My, my, my. The instinct for self preservation generates some remarkable epiphanies, doesn't it?
Yeah, the world and everything in it looks pretty damn nice when you are staring at the business end of a rifle.
Are religious conversions, like legal confessions, made under duress, considered valid? That is a question I would like to see posed to some mullah or so-called expert on Islam.
And people's heads are being wacked off their bodies.
ZAMBOANGA, Philippines (Reuters) - A Californian tourist kidnapped by Muslim guerrillas in the Philippines wept and pleaded with his captors before they beheaded him in June, a detained teenager who was part of the group said on Wednesday.
``He cried and said 'no, no' as he was made to kneel,'' 16-year-old Basit Balahim told reporters from a police cell in the southern city of Zamboanga, referring to the killing of Guillermo Sobero.
Sobero, a 40-year-old from Corona, California, was kidnapped by the Abu Sayyaf guerrillas from an island resort in the western Philippines on May 27 along with 17 Filipinos and two other Americans.
The Abu Sayyaf, which has been linked to the al Qaeda network of Osama bin Laden, said it beheaded Sobero some two weeks later on the southern island of Basilan as a warning.
The group still holds U.S. missionaries Gracia and Martin Burnham and nine Filipinos hostage on Basilan, a mountainous jungle-clad isle off Zamboanga.
Balahim and his father, Abdul Kap, a senior leader of the Abu Sayyaf, were arrested on Basilan on Sunday and brought to Zamboanga, the military said.
The clean-shaven teenager, who sported extremely long hair, said Sobero was hacked to death with a machete by an aide to guerrilla leader Khadafy Janjalani while others watched.
Earlier this month, the U.S. Embassy said it had positively identified skeletal remains found on Basilan as those of Sobero.

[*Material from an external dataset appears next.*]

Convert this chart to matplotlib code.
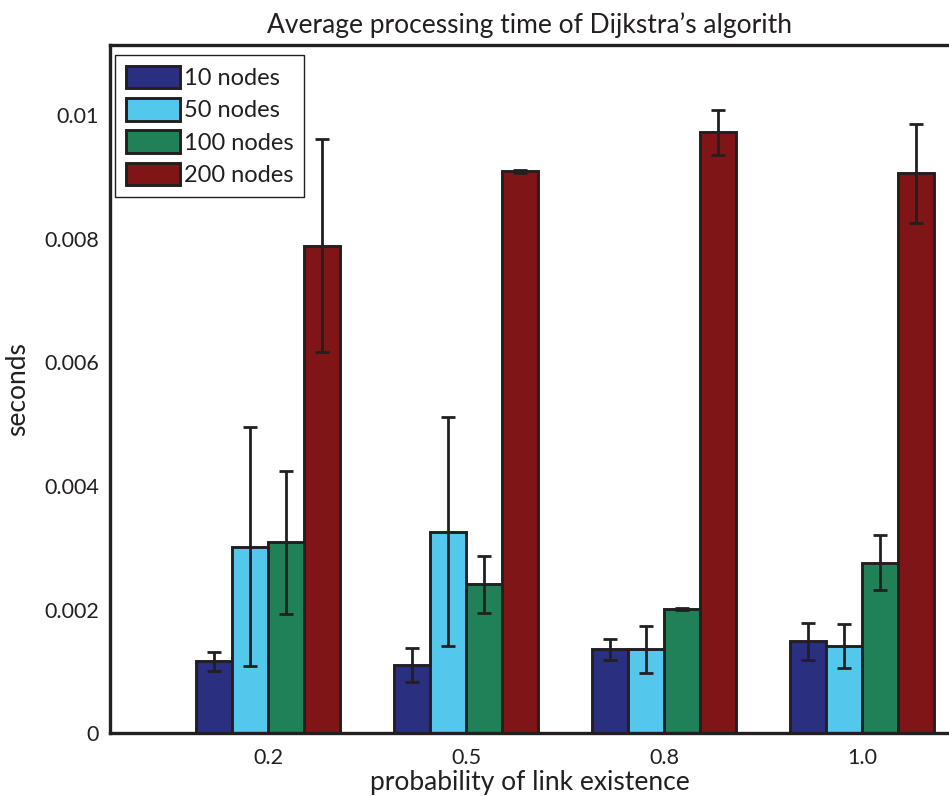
import numpy as np
import matplotlib.pyplot as plt

plt.rcParams['font.family'] = ['Lato', 'DejaVu Sans']

probabilities = ['0.2', '0.5', '0.8', '1.0']
series_labels = ['10 nodes', '50 nodes', '100 nodes', '200 nodes']

# mean processing time (seconds) per node count, one value per probability
t10 = [0.00116, 0.00110, 0.00136, 0.00149]
t50 = [0.00302, 0.00326, 0.00136, 0.00141]
t100 = [0.00309, 0.00241, 0.00201, 0.00276]
t200 = [0.00789, 0.00909, 0.00972, 0.00906]

# standard deviation for the error bars
e10 = [0.00015, 0.00028, 0.00017, 0.00030]
e50 = [0.00193, 0.00185, 0.00038, 0.00036]
e100 = [0.00116, 0.00046, 0.00002, 0.00044]
e200 = [0.00172, 0.00003, 0.00036, 0.00080]

colors = ['#2b2f80', '#53c8ec', '#208058', '#801518']
edge = '#231f20'

means = [t10, t50, t100, t200]
errs = [e10, e50, e100, e200]

fig = plt.figure(figsize=(9.49, 7.96), dpi=100)
ax = fig.add_axes([0.116, 0.079, 0.884, 0.864])

x = np.arange(len(probabilities))
w = 0.182
for i, (m, e) in enumerate(zip(means, errs)):
    ax.bar(x + (i - 1.5) * w, m, w, color=colors[i], edgecolor=edge,
           linewidth=2.1, label=series_labels[i], zorder=2)
    ax.errorbar(x + (i - 1.5) * w, m, yerr=e, fmt='none', ecolor=edge,
                elinewidth=2.0, capsize=5, capthick=2.0, zorder=3)

ax.set_xlim(-0.80, 3.44)
ax.set_ylim(0, 0.01113)
ax.set_xticks(x)
ax.set_xticklabels(probabilities)
ax.set_yticks([0, 0.002, 0.004, 0.006, 0.008, 0.01])
ax.set_yticklabels(['0', '0.002', '0.004', '0.006', '0.008', '0.01'])
ax.tick_params(length=0, labelsize=15.5, colors='#231f20', pad=8)
ax.tick_params(axis='x', pad=11)

for side in ['left', 'bottom', 'top']:
    ax.spines[side].set_linewidth(2.4)
    ax.spines[side].set_color(edge)
ax.spines['right'].set_visible(False)

ax.set_xlabel('probability of link existence', fontsize=19, color='#231f20', labelpad=1)
ax.set_ylabel('seconds', fontsize=19, color='#231f20', labelpad=10)
ax.set_title("Average processing time of Dijkstra\u2019s algorith", fontsize=19,
             color='#231f20', pad=9)

leg = ax.legend(loc='upper left', bbox_to_anchor=(0.006, 0.986), fontsize=17,
                frameon=True, fancybox=False, handlelength=2.3, handleheight=1.1,
                handletextpad=0.15, labelspacing=0.38, borderpad=0.45,
                borderaxespad=0, framealpha=1)
leg.get_frame().set_edgecolor('#231f20')
leg.get_frame().set_linewidth(1.0)
for t in leg.get_texts():
    t.set_color('#231f20')

fig.savefig('out.png', dpi=100)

Balahim said he had been a member of the Abu Sayyaf since he was 14 and had killed several soldiers. He was being held in a cell with a wooden grill across the windows, guarded by several policemen armed with assault rifles.
``I no longer want to be an Abu Sayyaf member,'' Balahim said. ``You are always on the run. It's difficult being pursued by a lot of soldiers.''
The military has said its special forces troops have scored several successes against the Abu Sayyaf in the past few weeks and would ``demolish'' the group by the end of November.
A U.S. military counter-terrorism team has arrived in Zamboanga to give advice and suggest equipment which can be used in the fight against the Abu Sayyaf, local army officials have said.
The Abu Sayyaf says it is fighting for an independent Muslim homeland in the south of the Roman Catholic Philippines but appears to pursue kidnap for ransom as its main activity.
The government has called it a group of bandits and has refused to negotiate.